Meaningful monuments - what do historical sites mean to contemporary communities?

  • Sian Jones (Participant)

Impact

Narrative

For over a decade, Professor Siân Jones has been carrying out research on the social significance and authenticity of heritage sites. The research, involving collaboration with state heritage organisations, has helped to change conservation policy and practice, so that there is greater attention to the impact on contemporary communities.

Historic monuments and sites do not exist in a vacuum. They play a profound role in the lives of local communities, providing an important sense of attachment and identity.

Our research on social significance has fed into conservation policy and practice. State conservation bodies have adopted new practices, so that their conservation strategies do not neglect the subtle social influence of a heritage site for contemporary communities.

The research has contributed to:
•Recognition of social value in revised policy guidance on the conservation of carved stone monuments in Scotland (e.g. medieval crosses and cross slabs, market crosses, grave slabs).
•Revised guidelines for the assessment of cultural significance more generally to include social and communal value.
•Historic Scotland’s recent development of a new Historic Environment Strategy for Scotland through a formal discussion paper.
•Greater awareness about issues surrounding intangible social significance among policymakers, case workers, architects, interpreters and conservators.
•Defining and developing methods for capturing and assessing social values.

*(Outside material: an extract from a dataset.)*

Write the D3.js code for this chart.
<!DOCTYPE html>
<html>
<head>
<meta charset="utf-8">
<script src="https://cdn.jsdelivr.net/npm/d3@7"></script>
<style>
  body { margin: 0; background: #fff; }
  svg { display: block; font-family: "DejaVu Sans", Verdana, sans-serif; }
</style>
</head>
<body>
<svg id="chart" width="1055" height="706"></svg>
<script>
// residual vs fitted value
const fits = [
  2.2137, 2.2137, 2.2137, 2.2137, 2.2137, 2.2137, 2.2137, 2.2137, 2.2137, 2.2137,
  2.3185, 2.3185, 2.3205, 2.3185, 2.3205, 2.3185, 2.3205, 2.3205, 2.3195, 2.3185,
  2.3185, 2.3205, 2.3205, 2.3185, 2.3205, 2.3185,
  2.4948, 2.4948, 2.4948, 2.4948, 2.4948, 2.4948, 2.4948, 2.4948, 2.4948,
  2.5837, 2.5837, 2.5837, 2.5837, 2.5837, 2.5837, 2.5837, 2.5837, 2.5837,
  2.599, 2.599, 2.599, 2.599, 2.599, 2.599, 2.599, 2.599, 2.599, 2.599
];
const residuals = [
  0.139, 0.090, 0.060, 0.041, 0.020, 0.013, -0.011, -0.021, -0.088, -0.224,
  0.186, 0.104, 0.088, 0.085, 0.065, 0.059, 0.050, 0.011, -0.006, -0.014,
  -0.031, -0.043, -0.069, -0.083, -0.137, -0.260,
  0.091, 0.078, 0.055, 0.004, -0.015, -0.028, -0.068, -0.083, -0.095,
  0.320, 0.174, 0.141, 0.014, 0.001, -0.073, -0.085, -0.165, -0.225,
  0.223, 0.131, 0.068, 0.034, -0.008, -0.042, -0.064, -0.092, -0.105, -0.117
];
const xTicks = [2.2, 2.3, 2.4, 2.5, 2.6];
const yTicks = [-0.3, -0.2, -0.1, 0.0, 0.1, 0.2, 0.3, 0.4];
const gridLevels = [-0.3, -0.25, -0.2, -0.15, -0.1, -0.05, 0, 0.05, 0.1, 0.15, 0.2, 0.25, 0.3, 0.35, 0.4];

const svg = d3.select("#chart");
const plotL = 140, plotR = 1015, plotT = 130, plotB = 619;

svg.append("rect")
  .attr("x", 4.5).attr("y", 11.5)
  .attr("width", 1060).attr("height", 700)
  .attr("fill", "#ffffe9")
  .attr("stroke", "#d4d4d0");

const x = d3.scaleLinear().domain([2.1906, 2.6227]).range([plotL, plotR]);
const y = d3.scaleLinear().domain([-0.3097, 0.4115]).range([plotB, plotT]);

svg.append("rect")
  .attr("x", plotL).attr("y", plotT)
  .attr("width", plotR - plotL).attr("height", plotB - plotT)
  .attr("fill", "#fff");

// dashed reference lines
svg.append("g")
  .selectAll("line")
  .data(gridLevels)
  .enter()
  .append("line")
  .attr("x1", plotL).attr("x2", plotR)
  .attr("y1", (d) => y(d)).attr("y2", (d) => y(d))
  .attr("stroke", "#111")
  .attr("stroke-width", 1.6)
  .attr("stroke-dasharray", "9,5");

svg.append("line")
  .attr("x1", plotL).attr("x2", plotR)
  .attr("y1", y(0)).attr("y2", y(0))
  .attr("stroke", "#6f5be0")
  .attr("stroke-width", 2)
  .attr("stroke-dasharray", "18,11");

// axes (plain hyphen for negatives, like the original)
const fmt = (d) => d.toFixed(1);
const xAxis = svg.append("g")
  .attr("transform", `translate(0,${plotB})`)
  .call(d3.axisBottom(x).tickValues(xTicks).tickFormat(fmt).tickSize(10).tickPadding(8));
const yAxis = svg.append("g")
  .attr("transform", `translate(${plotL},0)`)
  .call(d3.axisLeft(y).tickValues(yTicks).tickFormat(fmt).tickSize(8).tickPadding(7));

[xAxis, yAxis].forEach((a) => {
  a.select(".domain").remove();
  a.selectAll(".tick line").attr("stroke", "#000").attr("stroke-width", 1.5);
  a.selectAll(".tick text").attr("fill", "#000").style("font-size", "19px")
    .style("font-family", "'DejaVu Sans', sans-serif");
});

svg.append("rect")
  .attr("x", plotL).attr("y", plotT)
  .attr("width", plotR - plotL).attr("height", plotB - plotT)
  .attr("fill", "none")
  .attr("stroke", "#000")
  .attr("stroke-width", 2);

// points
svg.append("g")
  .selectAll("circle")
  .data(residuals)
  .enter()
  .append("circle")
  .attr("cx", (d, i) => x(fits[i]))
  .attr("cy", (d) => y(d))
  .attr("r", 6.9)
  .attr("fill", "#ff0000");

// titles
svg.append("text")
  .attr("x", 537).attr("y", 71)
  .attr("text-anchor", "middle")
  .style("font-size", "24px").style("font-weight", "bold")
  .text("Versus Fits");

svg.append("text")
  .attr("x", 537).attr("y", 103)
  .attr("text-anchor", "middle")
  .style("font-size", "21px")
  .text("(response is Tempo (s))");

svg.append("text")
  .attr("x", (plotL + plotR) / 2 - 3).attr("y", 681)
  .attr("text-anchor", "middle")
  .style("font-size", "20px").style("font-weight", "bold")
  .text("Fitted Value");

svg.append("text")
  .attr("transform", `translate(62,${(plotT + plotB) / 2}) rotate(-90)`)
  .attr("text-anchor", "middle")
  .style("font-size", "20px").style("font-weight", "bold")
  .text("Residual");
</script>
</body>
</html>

Professor Jones and her colleagues focused on a range of important sites and monuments, including the internationally significant Hilton of Cadboll cross-slab, and applied a variety of research approaches.

Key findings:
•Archaeological monuments inform people’s sense of identity and place in a complex and dynamic manner.
•The long-term biographies of historic buildings and monuments are an important source of identity, memory and sense of place, at times involving spiritual attachment.
•Places thought to have relatively minor academic and historical significance may be extremely important in terms of social significance.
•Social significance may not be obvious in the physical fabric of sites and may remain latent in daily practices and long-term associations with place until threatened.
•Local communities make increasingly vocal claims to ownership of heritage sites, not just due to their perceived economic value, but also based on feelings of attachment.
•The relationships between objects, people and places are crucial to the experience of authenticity so conservation and management must nurture these complex links.